Intel has welcomed a decision to grant planning permission for its proposed new $4 billion (€3.63bn) manufacturing fabrication facility at its Leixlip plant and said that preliminary work on the project is already underway.
The technology giant said in a statement it was progressing with the early phases of a multi-year construction programme at the site.
“As always, site expansion and the related investment will be taken in stages and are subject to change based on business, economic and other factors,” a spokeswoman for the company said.
Intel, which has invested $15 billion in its Leixlip site, this year marks 30 years in Ireland.
An Bord Pleanála gave the go-ahead for the company’s proposed $4 billion project after finding that the plan would constitute a reasonable and orderly expansion of the existing manufacturing use at the location.
An Bord Pleanála in its decision upheld the recommendation to grant by Senior Planning inspector, Paul Caprani at the end of his 83 page report.
The application is the eighth Intel Leixlip application Mr Reid has objected to since 2012 with six previous applications brought before An Bord Pleanála by Mr Reid.
Mr Reid unsuccessfully opposed the $4 billion first phase of the ‘fab’ plan in 2017 when lodging an objection against the application and then appealing the Council decision to An Bord Pleanála.
Granting of planning permission comes three years after Intel secured permission for the first phase of the ‘fab’ facility valued at $4 billion.

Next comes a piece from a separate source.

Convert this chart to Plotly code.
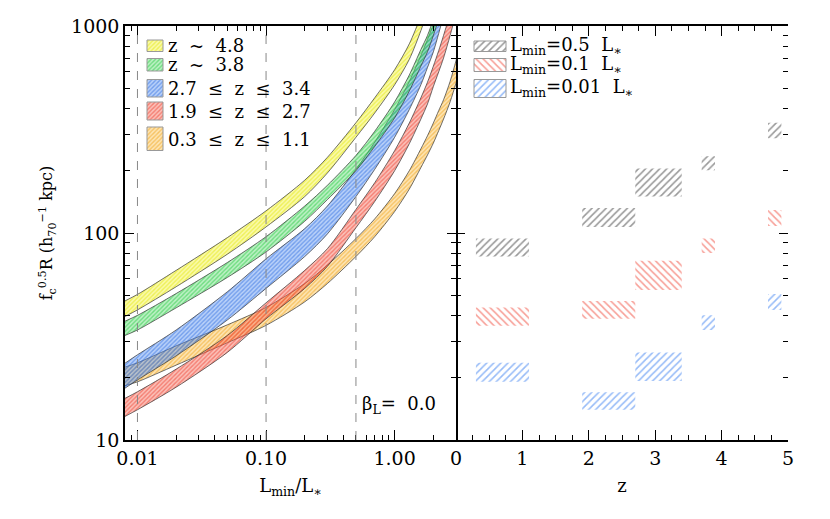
import numpy as np
import plotly.graph_objects as go

# === DATA ===
# left panel: band edges vs L_min/L*
lmin = [0.008, 0.01, 0.02, 0.05, 0.1, 0.2, 0.3, 0.5, 0.7, 1.0, 1.3, 1.6, 1.8, 2.0, 2.2, 2.4, 2.7, 3.0, 3.3]

yellow_hi = [47, 50.5, 66, 95, 128, 180, 232, 341, 450, 615, 820, 1120, 1400, 1750, 2200, 2700, 3500, 4500, 5500]
yellow_lo = [39.5, 42.5, 55, 79, 107, 150, 195, 290, 380, 520, 690, 950, 1180, 1500, 1850, 2300, 3000, 3800, 4700]
green_hi = [37.5, 40, 51, 72, 96, 135, 170, 237, 310, 430, 580, 770, 900, 1080, 1300, 1550, 2000, 2500, 3100]
green_lo = [32, 34, 43.5, 61, 81, 114, 145, 200, 262, 360, 485, 640, 750, 900, 1080, 1300, 1650, 2100, 2600]
blue_hi = [23.5, 25.8, 34, 52, 75, 105, 135, 203, 275, 395, 540, 720, 860, 1020, 1220, 1450, 1850, 2300, 2800]
blue_lo = [17.8, 19.5, 25.5, 38, 54, 77, 99, 150, 203, 290, 395, 520, 630, 750, 920, 1120, 1450, 1850, 2300]
red_hi = [15.9, 17.1, 22, 32, 46, 66, 84, 130, 175, 250, 340, 450, 535, 640, 760, 900, 1150, 1450, 1800]
red_lo = [13.0, 14.0, 18, 26.5, 38.5, 54, 69, 106, 142, 200, 270, 355, 420, 510, 600, 700, 900, 1150, 1450]
orange_hi = [22.5, 23.6, 28.5, 36, 43.7, 57, 70, 94, 117, 155, 200, 255, 295, 340, 390, 440, 540, 680, 860]
orange_lo = [18.3, 19.1, 23, 29.5, 35.8, 46.5, 57, 77, 96, 127, 163, 207, 238, 272, 312, 355, 430, 530, 660]

band_labels = ["z  ~  4.8", "z  ~  3.8", "2.7  ≤  z  ≤  3.4", "1.9  ≤  z  ≤  2.7", "0.3  ≤  z  ≤  1.1"]

# right panel: redshift bins and values at three L_min
z_lo = [0.3, 1.9, 2.7, 3.7, 4.7]
z_hi = [1.1, 2.7, 3.4, 3.9, 4.9]
r05_lo = [77, 107, 150, 201, 287]
r05_hi = [94, 132, 205, 235, 341]
r01_lo = [35.6, 38.5, 53, 80, 108]
r01_hi = [43.7, 47, 73.5, 94, 129]
r001_lo = [19.1, 14, 19.3, 34, 42.5]
r001_hi = [23.6, 17, 26.5, 40, 50.7]

lmin_labels = ["L<sub>min</sub>=0.5  L<sub>∗</sub>", "L<sub>min</sub>=0.1  L<sub>∗</sub>", "L<sub>min</sub>=0.01  L<sub>∗</sub>"]
lmin_marks = [0.01, 0.1, 0.5]

# === STYLE ===
FONT = "DejaVu Serif"
band_style = [
    ("#e2e600", "rgba(245,245,70,0.45)"),
    ("#1ec83a", "rgba(90,220,110,0.40)"),
    ("#2a6ae0", "rgba(80,140,240,0.40)"),
    ("#ee3a2a", "rgba(245,100,80,0.40)"),
    ("#f0a010", "rgba(250,190,70,0.40)"),
]
rect_style = [("#333333", "/"), ("#f04030", "\\"), ("#2f78f0", "/")]

fig = go.Figure()

bands = [(yellow_hi, yellow_lo), (green_hi, green_lo), (blue_hi, blue_lo),
         (red_hi, red_lo), (orange_hi, orange_lo)]
# draw back to front so yellow ends on top
for (hi, lo), (fg, bg) in reversed(list(zip(bands, band_style))):
    fig.add_trace(go.Scatter(
        x=lmin + lmin[::-1], y=hi + lo[::-1],
        fill="toself", fillcolor=bg, mode="lines",
        line=dict(color="#333333", width=0.7, shape="spline", smoothing=0.8),
        fillpattern=dict(shape="/", size=3, solidity=0.45, fgcolor=fg, bgcolor=bg),
        xaxis="x", yaxis="y", showlegend=False, hoverinfo="skip"))


def rect_path(x0s, x1s, y0s, y1s):
    xs, ys = [], []
    for a, b, c, d in zip(x0s, x1s, y0s, y1s):
        xs += [a, b, b, a, a, None]
        ys += [c, c, d, d, c, None]
    return xs, ys


for (lo, hi), (col, shp) in zip([(r05_lo, r05_hi), (r01_lo, r01_hi), (r001_lo, r001_hi)], rect_style):
    xs, ys = rect_path(z_lo, z_hi, lo, hi)
    fig.add_trace(go.Scatter(
        x=xs, y=ys, fill="toself", fillcolor="rgba(0,0,0,0)", mode="lines",
        line=dict(width=0, color="rgba(0,0,0,0)"),
        fillpattern=dict(shape=shp, size=5, solidity=0.32, fgcolor=col, bgcolor="rgba(0,0,0,0)"),
        xaxis="x2", yaxis="y2", showlegend=False, hoverinfo="skip"))

# === LEGEND SWATCHES (overlay axes in window pixels) ===
left_boxes = [(147, 163, 40, 51.5), (147, 163, 58.5, 71), (147, 163, 79.5, 97),
              (147, 163, 102, 120), (147, 163, 127, 150.5)]
left_text_y = [45, 64, 88, 111, 139]
for (x0, x1, y0, y1), (fg, bg), lab, ty in zip(left_boxes, band_style, band_labels, left_text_y):
    fig.add_trace(go.Scatter(
        x=[x0, x1, x1, x0, x0], y=[y0, y0, y1, y1, y0], fill="toself", fillcolor=bg,
        mode="lines", line=dict(color="#999999", width=1),
        fillpattern=dict(shape="/", size=3, solidity=0.45, fgcolor=fg, bgcolor=bg),
        xaxis="x3", yaxis="y3", showlegend=False, hoverinfo="skip"))
    fig.add_annotation(x=166, y=ty, xref="x3", yref="y3", text=lab, showarrow=False,
                       xanchor="left", yanchor="middle", font=dict(family=FONT, size=18, color="black"))

right_boxes = [(474, 506, 41, 51.5), (474, 506, 58.5, 71.5), (474, 506, 79.5, 97.5)]
right_text_y = [46, 65, 88]
for (x0, x1, y0, y1), (col, shp), lab, ty in zip(right_boxes, rect_style, lmin_labels, right_text_y):
    fig.add_trace(go.Scatter(
        x=[x0, x1, x1, x0, x0], y=[y0, y0, y1, y1, y0], fill="toself", fillcolor="rgba(0,0,0,0)",
        mode="lines", line=dict(color="#999999", width=1),
        fillpattern=dict(shape=shp, size=5, solidity=0.32, fgcolor=col, bgcolor="rgba(0,0,0,0)"),
        xaxis="x3", yaxis="y3", showlegend=False, hoverinfo="skip"))
    fig.add_annotation(x=508, y=ty, xref="x3", yref="y3", text=lab, showarrow=False,
                       xanchor="left", yanchor="middle", font=dict(family=FONT, size=18, color="black"))

fig.add_annotation(x=360, y=405, xref="x3", yref="y3", text="β<sub>L</sub>=  0.0", showarrow=False,
                   xanchor="left", yanchor="middle", font=dict(family=FONT, size=18, color="black"))

for m in lmin_marks:
    fig.add_shape(type="line", x0=m, x1=m, y0=0, y1=1, xref="x", yref="y domain",
                  line=dict(color="#888888", width=1, dash="dash"))

# === AXES ===
axis_common = dict(showline=True, linecolor="black", linewidth=1.5, mirror="ticks",
                   ticks="inside", tickcolor="black", tickwidth=1.2, showgrid=False, zeroline=False,
                   automargin=False, tickfont=dict(family=FONT, size=19, color="black"))

x_minor = [0.009] + [k / 100 for k in range(2, 10)] + [k / 10 for k in range(2, 10)] + [2, 3]
y_minor = [k * 10 for k in range(2, 10)] + [k * 100 for k in range(2, 10)]

# page body has an 8px margin, so the figure is sized to fit inside it
fig.update_layout(
    width=814, height=503,
    margin=dict(l=117, r=34, t=18, b=71, autoexpand=False),
    paper_bgcolor="white", plot_bgcolor="rgba(0,0,0,0)",
    xaxis=dict(axis_common, type="log", domain=[0, 331 / 663],
               range=[np.log10(0.008), np.log10(3.0)],
               tickvals=[0.01, 0.1, 1], ticktext=["0.01", "0.10", "1.00"], ticklen=10,
               minor=dict(tickmode="array", tickvals=x_minor, ticks="inside", ticklen=5,
                          tickcolor="black", tickwidth=1),
               title=dict(text="L<sub>min</sub>/L<sub>∗</sub>", font=dict(family=FONT, size=18, color="black"),
                          standoff=12),
               anchor="y"),
    yaxis=dict(axis_common, type="log", domain=[0, 1], range=[1, 3],
               tickvals=[10, 100, 1000], ticktext=["10", "100", "1000"], ticklen=9,
               minor=dict(tickmode="array", tickvals=y_minor, ticks="inside", ticklen=5,
                          tickcolor="black", tickwidth=1),
               title=dict(text="f<sub>c</sub><sup>0.5</sup>R (h<sub>70</sub><sup>−1</sup> kpc)",
                          font=dict(family=FONT, size=16, color="black"), standoff=14),
               anchor="x"),
    xaxis2=dict(axis_common, domain=[331 / 663, 1], range=[0, 5], dtick=1, tick0=0, ticklen=10,
                minor=dict(dtick=0.25, ticks="inside", ticklen=5, tickcolor="black", tickwidth=1),
                title=dict(text="z", font=dict(family=FONT, size=18, color="black"), standoff=12),
                anchor="y2"),
    yaxis2=dict(axis_common, type="log", domain=[0, 1], range=[1, 3], matches="y", showline=False,
                tickvals=[10, 100, 1000], ticklen=9, showticklabels=False,
                minor=dict(tickmode="array", tickvals=y_minor, ticks="inside", ticklen=5,
                           tickcolor="black", tickwidth=1),
                anchor="x2"),
    xaxis3=dict(domain=[0, 1], range=[125, 788], visible=False, anchor="y3", fixedrange=True),
    yaxis3=dict(domain=[0, 1], range=[440, 26], visible=False, anchor="x3", fixedrange=True),
)

fig.write_html("out.html")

In total, the two planning permissions represent a $8 billion (€7.26 billion) investment which will employ 6,000 construction workers at peak and 1,600 full time jobs on completion.
The projects represent the largest single private investment in the history of the State on one project if given the go-ahead by Intel globally.
Intel, which first established operations in the Republic in 1989, when it opted to locate its European headquarters in Ireland at a former 360-acre stud farm, employs 4,900 people here.
By its estimates, the company claims to contribute €1.08 billion each year to the Irish economy and supports 6,669 full time equivalent jobs.